Italy's president calls for 'full truth' on anniversary of Bologna bombing

On August 2nd 1980, a bomb exploded in the railway station’s waiting room, causing devastation on an unprecedented scale.

Five members of terrorist groups were later convicted in relation to the bombing, the worst episode in Italy’s ‘Years of Lead’ period of political violence in the 1970s and 80s.

Most recently, in 2020, a former member of the far-right Armed Revolutionary Nucleus (NAR) was sentenced to life imprisonment for providing logistical support to those who carried out the attack.

But suspicions remain of cover-ups and the involvement of “deviant elements” within the nation’s security services, reported Italian news agency Ansa.

READ ALSO: Bologna massacre: 40 years on, questions remain over Italy’s deadliest postwar terror attack

“The bomb that killed people who happened to be at the station on that morning 42 years ago still reverberates with violence in the depths of the country’s conscience,” Mattarella said in a speech marking the anniversary on Tuesday.

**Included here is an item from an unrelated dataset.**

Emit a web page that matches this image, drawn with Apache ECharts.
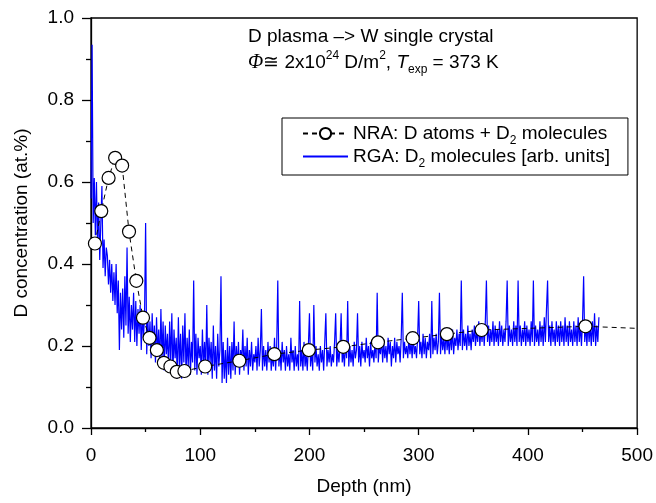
<!DOCTYPE html>
<html>
<head>
<meta charset="utf-8">
<script src="https://cdn.jsdelivr.net/npm/echarts@6/dist/echarts.min.js"></script>
<style>html,body{margin:0;padding:0;background:#fff}#c{width:656px;height:503px}</style>
</head>
<body>
<div id="c"></div>
<script>
// NRA: D atoms + D2 molecules (depth nm, concentration at.%)
const nraDepth = [3.6, 9.4, 16.1, 22.1, 28.5, 34.8, 41.5, 47.6, 53.6, 60.3, 66.7, 72.7, 78.5, 85.5, 104.5, 135.8, 167.9, 199.4, 230.9, 262.7, 294.5, 325.8, 357.6, 452.7, 500];
const nraConc  = [0.45, 0.529, 0.61, 0.659, 0.64, 0.479, 0.359, 0.269, 0.22, 0.19, 0.159, 0.15, 0.137, 0.139, 0.15, 0.164, 0.18, 0.19, 0.198, 0.209, 0.219, 0.229, 0.239, 0.248, 0.243];
// RGA: D2 molecules, sampled every 1 nm from 0 nm
const rgaStart = 0;
const rgaStep = 1;
const rgaValues = [
0.56,0.935,0.50,0.61,0.47,0.60,0.44,0.55,0.41,0.50,
0.59,0.39,0.46,0.37,0.44,0.42,0.35,0.41,0.33,0.40,
0.31,0.38,0.30,0.40,0.28,0.36,0.19,0.33,0.24,0.34,
0.22,0.37,0.25,0.44,0.23,0.32,0.21,0.30,0.24,0.33,
0.21,0.31,0.20,0.29,0.23,0.30,0.19,0.28,0.22,0.27,
0.50,0.18,0.27,0.20,0.26,0.17,0.28,0.19,0.25,0.16,
0.27,0.18,0.24,0.15,0.29,0.17,0.26,0.14,0.25,0.18,
0.23,0.14,0.26,0.16,0.28,0.13,0.24,0.17,0.22,0.12,
0.27,0.15,0.23,0.12,0.25,0.16,0.28,0.13,0.22,0.15,
0.24,0.13,0.21,0.16,0.36,0.14,0.23,0.13,0.22,0.17,
0.20,0.13,0.24,0.15,0.21,0.14,0.30,0.13,0.22,0.16,
0.21,0.12,0.25,0.14,0.20,0.12,0.23,0.15,0.19,0.37,
0.11,0.21,0.12,0.19,0.11,0.22,0.13,0.20,0.12,0.21,
0.14,0.26,0.13,0.20,0.15,0.21,0.13,0.19,0.16,0.24,
0.14,0.20,0.15,0.22,0.13,0.19,0.15,0.21,0.14,0.18,
0.16,0.20,0.14,0.22,0.15,0.19,0.29,0.14,0.20,0.15,
0.19,0.14,0.21,0.16,0.20,0.14,0.18,0.15,0.22,0.14,
0.20,0.36,0.15,0.19,0.14,0.21,0.16,0.19,0.14,0.20,
0.15,0.18,0.14,0.22,0.16,0.19,0.14,0.20,0.15,0.18,
0.14,0.31,0.15,0.19,0.14,0.21,0.15,0.18,0.14,0.20,
0.28,0.15,0.19,0.14,0.30,0.16,0.20,0.15,0.18,0.14,
0.20,0.16,0.19,0.14,0.21,0.28,0.15,0.19,0.16,0.20,
0.15,0.18,0.16,0.21,0.28,0.15,0.19,0.16,0.20,0.28,
0.16,0.19,0.15,0.21,0.17,0.31,0.15,0.20,0.16,0.19,
0.15,0.21,0.17,0.19,0.28,0.16,0.20,0.15,0.21,0.17,
0.19,0.16,0.22,0.17,0.20,0.15,0.21,0.17,0.19,0.16,
0.21,0.17,0.33,0.16,0.20,0.18,0.22,0.16,0.21,0.17,
0.20,0.16,0.22,0.18,0.21,0.15,0.20,0.17,0.22,0.16,
0.21,0.18,0.20,0.16,0.22,0.33,0.17,0.21,0.18,0.20,
0.17,0.22,0.18,0.21,0.17,0.23,0.18,0.20,0.17,0.22,
0.31,0.18,0.21,0.17,0.23,0.18,0.22,0.17,0.21,0.19,
0.23,0.17,0.31,0.18,0.22,0.19,0.23,0.18,0.21,0.33,
0.18,0.23,0.19,0.22,0.18,0.24,0.19,0.22,0.18,0.23,
0.19,0.24,0.18,0.22,0.20,0.24,0.19,0.23,0.20,0.36,
0.19,0.24,0.20,0.23,0.19,0.25,0.20,0.23,0.19,0.24,
0.21,0.25,0.20,0.24,0.21,0.26,0.20,0.24,0.21,0.25,
0.20,0.26,0.36,0.21,0.25,0.20,0.24,0.21,0.26,0.20,
0.25,0.21,0.24,0.20,0.26,0.21,0.25,0.20,0.24,0.21,
0.26,0.36,0.20,0.25,0.21,0.24,0.20,0.26,0.21,0.25,
0.20,0.36,0.21,0.25,0.20,0.24,0.21,0.26,0.20,0.25,
0.21,0.24,0.20,0.26,0.21,0.36,0.20,0.25,0.21,0.24,
0.20,0.26,0.21,0.25,0.20,0.27,0.21,0.29,0.36,0.21,
0.25,0.20,0.26,0.21,0.24,0.20,0.26,0.21,0.25,0.20,
0.26,0.21,0.25,0.20,0.27,0.21,0.25,0.20,0.26,0.21,
0.24,0.20,0.26,0.21,0.25,0.20,0.27,0.21,0.25,0.20,
0.26,0.37,0.21,0.25,0.20,0.26,0.21,0.25,0.20,0.26,
0.21,0.28,0.20,0.25,0.21,0.27
];
const xTicks = {min: 0, max: 500, interval: 100};
const yTicks = {min: 0, max: 1.0, interval: 0.2};

const FONT = '"Liberation Sans", Arial, Helvetica, sans-serif';
const nraData = nraDepth.map((d, i) => (i === nraDepth.length - 1)
  ? {value: [d, nraConc[i]], symbol: 'none'}
  : [d, nraConc[i]]);
const rgaData = rgaValues.map((v, i) => [rgaStart + i * rgaStep, v]);

const chart = echarts.init(document.getElementById('c'), null, {renderer: 'canvas'});
const axisCommon = {
  axisLine: {show: true, lineStyle: {color: '#000', width: 1.3}},
  splitLine: {show: false},
  axisLabel: {color: '#000', fontSize: 19, fontFamily: FONT, margin: 17},
  nameTextStyle: {color: '#000', fontSize: 19, fontFamily: FONT},
  nameLocation: 'middle'
};
chart.setOption({
  animation: false,
  backgroundColor: '#fff',
  grid: {left: 91, right: 15, top: 18, bottom: 75, show: true, borderColor: '#000', borderWidth: 1.3, backgroundColor: 'transparent'},
  xAxis: Object.assign({}, axisCommon, {
    type: 'value', min: xTicks.min, max: xTicks.max, interval: xTicks.interval,
    name: 'Depth (nm)', nameGap: 49,
    axisTick: {show: true, inside: false, length: 7, lineStyle: {color: '#000', width: 1.3}},
    minorTick: {show: true, splitNumber: 2, length: 4, lineStyle: {color: '#000', width: 1.3}},
    axisLabel: Object.assign({}, axisCommon.axisLabel, {margin: 18})
  }),
  yAxis: Object.assign({}, axisCommon, {
    type: 'value', min: yTicks.min, max: yTicks.max, interval: yTicks.interval,
    name: 'D concentration (at.%)', nameGap: 60,
    axisTick: {show: true, inside: false, length: 9, lineStyle: {color: '#000', width: 1.3}},
    minorTick: {show: true, splitNumber: 2, length: 5, lineStyle: {color: '#000', width: 1.3}},
    axisLabel: Object.assign({}, axisCommon.axisLabel, {formatter: v => v.toFixed(1)})
  }),
  legend: {
    orient: 'vertical', left: 282, top: 118,
    padding: [6, 18, 5, 20], itemGap: 0, itemWidth: 45, itemHeight: 14,
    borderColor: '#000', borderWidth: 1, backgroundColor: '#fff',
    data: [
      {name: 'NRA'},
      {name: 'RGA', itemStyle: {opacity: 0, borderWidth: 0}}
    ],
    formatter: function (name) {
      if (name === 'NRA') return '{a|NRA: D atoms + D}{s|2}{a| molecules}';
      return '{a|RGA: D}{s|2}{a| molecules [arb. units]}';
    },
    textStyle: {
      color: '#000', fontSize: 19, fontFamily: FONT,
      rich: {
        a: {fontSize: 19, fontFamily: FONT, color: '#000', lineHeight: 27},
        s: {fontSize: 12, fontFamily: FONT, color: '#000', lineHeight: 4, verticalAlign: 'bottom'}
      }
    }
  },
  graphic: [
    {type: 'text', left: 248, top: 27, z: 100, style: {text: 'D plasma –> W single crystal', fontSize: 19, fontFamily: FONT, fill: '#000'}},
    {type: 'text', left: 248, top: 50, z: 100, style: {
      text: '{i|Φ}{n|≅ 2x10}{p|24}{n| D/m}{p|2}{n|, }{t|T}{b|exp}{n| = 373 K}',
      fontSize: 19, fontFamily: FONT, fill: '#000',
      rich: {
        i: {fontSize: 20, fontFamily: '"Liberation Serif", serif', fontStyle: 'italic', fill: '#000', lineHeight: 26},
        n: {fontSize: 19, fontFamily: FONT, fill: '#000', lineHeight: 26},
        t: {fontSize: 19, fontFamily: FONT, fontStyle: 'italic', fill: '#000', lineHeight: 26},
        p: {fontSize: 12, fontFamily: FONT, fill: '#000', lineHeight: 8, verticalAlign: 'top'},
        b: {fontSize: 12, fontFamily: FONT, fill: '#000', lineHeight: 4, verticalAlign: 'bottom'}
      }
    }}
  ],
  series: [
    {
      name: 'RGA', type: 'line', data: rgaData, showSymbol: false, symbol: 'none', z: 2,
      lineStyle: {color: '#0000ff', width: 1.2}, itemStyle: {color: '#0000ff'}
    },
    {
      name: 'NRA', type: 'line', data: nraData, z: 3,
      symbol: 'circle', symbolSize: 13, showSymbol: true,
      lineStyle: {color: '#000', width: 1, type: [5, 4]},
      itemStyle: {color: '#fff', borderColor: '#000', borderWidth: 1.2}
    }
  ]
});
</script>
</body>
</html>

“It was the act of cowardly men of unequalled inhumanity, one of the most terrible of the history of the Italian Republic.

A train compartment at Bologna station pictured following the 1980 bombing attributed to the neo-fascist terrorist organization Nuclei Armati Rivoluzionari.

“It was a terrorist attack that sought to destabilise democratic institutions and sow fear, hitting ordinary citizens going about their everyday tasks.

“On the day of the anniversary our thoughts go, above all, to the relatives forced to suffer the greatest pain.

“The neo-fascist nature of the massacre has been established in court and further steps have been made to unveil the cover-ups and those who ordered the attack in order to comply with the Republic’s duty to seek the full truth”.

The bombing remains Western Europe’s fourth deadliest postwar terror attack, and one of the most devastating in Italy’s history.